Updated: 2007-10-15 07:21
By YOU JIANMIN (China Daily)

China has never seen a better chance to become the first developing country to grow environmental protection as fast as its GDP, or at least to turn it into a viable business in the next few years.

Admittedly, to create a new industry, especially where there was no such a thing just less than a decade ago, has never been easy. It largely requires two factors to do so - society's consensus, which represents the demand, and financial reward for those who provide the products and service.

On society's level, Westerners tend to believe that something has to be a social movement first to be listed on the political agenda. China is different in that agenda setting is usually done at a more centralized level, with the central government and some forces from urban centers, as leader of innovation.

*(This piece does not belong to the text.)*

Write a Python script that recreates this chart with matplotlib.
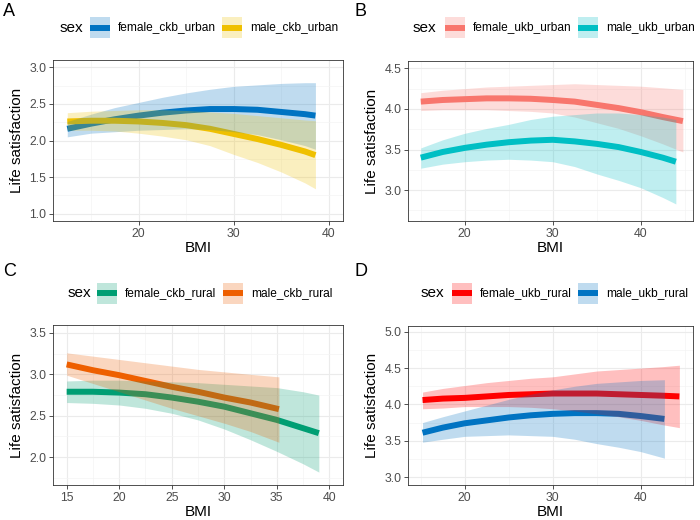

As reflected by the views expressed by lawmakers, administration officials, policy research specialists, academics and journalists, the environment has become a dominant discourse that hardly anything can challenge.

In Beijing and Shanghai, in the national media, even in large online forums where opinions can be quite diverse, hardly anyone is defending the old development model of high growth, high pollution. Protecting the environment and conserving resources are the right thing to do.

Hearing how officials of Shanxi, Henan, and some other resource-rich provinces talk about plans to close down the local small coal mines and chemical plants running on 19th century formulas, it is amazing that the country can change so much as to be ready to kill a huge number of the cash cows it had raised just a decade or so ago.

Shanxi, the province that supplies most of China's coal, is to close down all the mines with annual output less than 90,000 tons this year. And in 2010, it will close down all the mines with output less than 300,000 tons a year, according to Ling Zhengce, the province's top planning official and a delegate to the 17th CPC (Communist Party of China) Congress.

Of course, on the local level, there will be resistance. Some rich people will lose their fortunes and workers will lose their wages. It is said that some central government officials are also planning on job relocations for the existing work force in polluting industries.

Precisely a centralized government can do the job more effectively - so long as enough importance is attached to it (which the lawmakers, top political advisors and journalist will help ensure).

However, it must be pointed out that closing down all the old polluting and wasteful factories do not necessarily create a new industry, certainly not automatically. These efforts tend to make the economy more costly, and its products more expensive if they are not matched with the new technologies to use resources more efficiently.

Energy efficiency, especially the use of renewable energy and recycled materials, is where the future is. That is the hard part of the change - for developing countries as well as developed countries. The resistance comes from the fact that most of such technologies are still to be developed and improved to be commercially viable.

This is where China still has huge room to realize the potential of its centralized government - by taxing the polluting enterprises and rewarding the ones using new technologies, by raising energy and resource prices, by setting new and green standards, by keeping up budgetary spending on the environmental infrastructure and its building, and by setting up development funds for research projects.

Right now, as argued in a recent commentary in the Financial Times in London, the global market is waiting for China, India and other large developing countries to spend more so as to generate new driving force for growth.

But on which items should the developing countries spend their newly earned export income? Despite the fact that many technologies are still waiting to be developed to make the economy efficient in energy and resources, the general line is clear: Spend to save, not spend to waste.

If China can lead its course in such a direction, it will make a huge contribution to the world - an even more significant one than its rise in economic power in the past three decades. And this is surely one of the goals of the 17th CPC Congress.